I would be happy to not build that ever - even more happy to not build it for the MVP.
Then let's not start with that. :) I think that's too complicated if we aim to ship that feature with individual resizing as you explained above. Or put differently: if users are too annoyed by letterboxing then we should come up with a different solution instead of the individual resizing idea. Right now, I'd just start with letterboxing globally on/off as options and see how that goes.
Q: For very low resolution - under 100 pixels in a dimension - does it need to do something intelligent or just not do any margins at all?
I am not sure I understand the question, could you elaborate?
Let's say we letterbox to multiples of 100px. That means if your resolution is 150x150px, you get letterboxed to 100px x 100px.
What if your resolution is 50px x 50px? Or 50px x 175px? Currently, we don't letterbox you and your resolution is whatever you have it set to, and you're fingerprintable.
Should we do something else? I don't like the idea of locking the browser to a large size the user cannot make smaller.

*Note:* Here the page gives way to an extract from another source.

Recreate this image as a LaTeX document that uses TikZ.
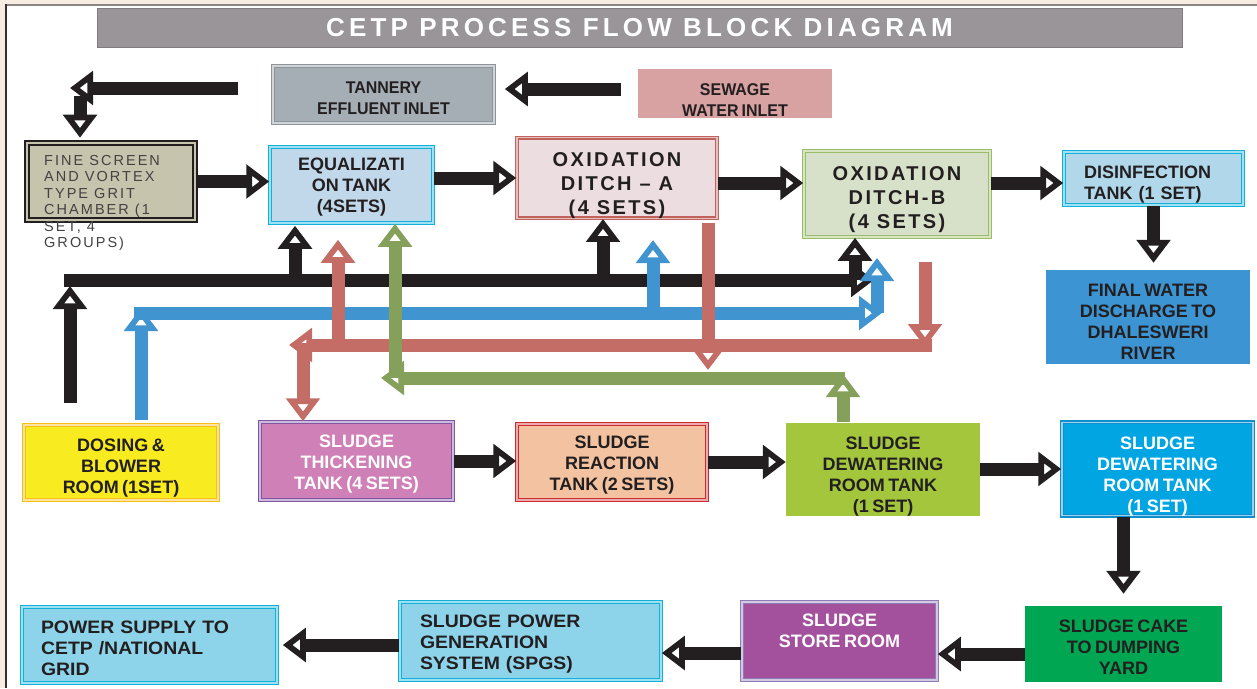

I would not be worried about that case for a first round of testing as I'd expect the amount of devices that would be affected by that goes to 0. I mean even if we took our current resizing strategy (multiples of 200px x 100px) I doubt there are many computers/phones affected out there. So, not letterboxing for that case right now seems okay to me.
Q: Does it need a user walkthrough explainer? (Probably I think... maybe you can start thinking of how that would look?)
I think that sounds like a good idea.
Me too. Can I ask antonela to put this on her plate? I can brainstorm with her an initial idea of how I envisioned it looking, and just let her take over from there? Depending on how complicated this is, and how far it differs from code I can copy-and-modify, I may not be able to complete this development task though...
Works for me (even though I have not much of a say in antonela's time allocation :) ).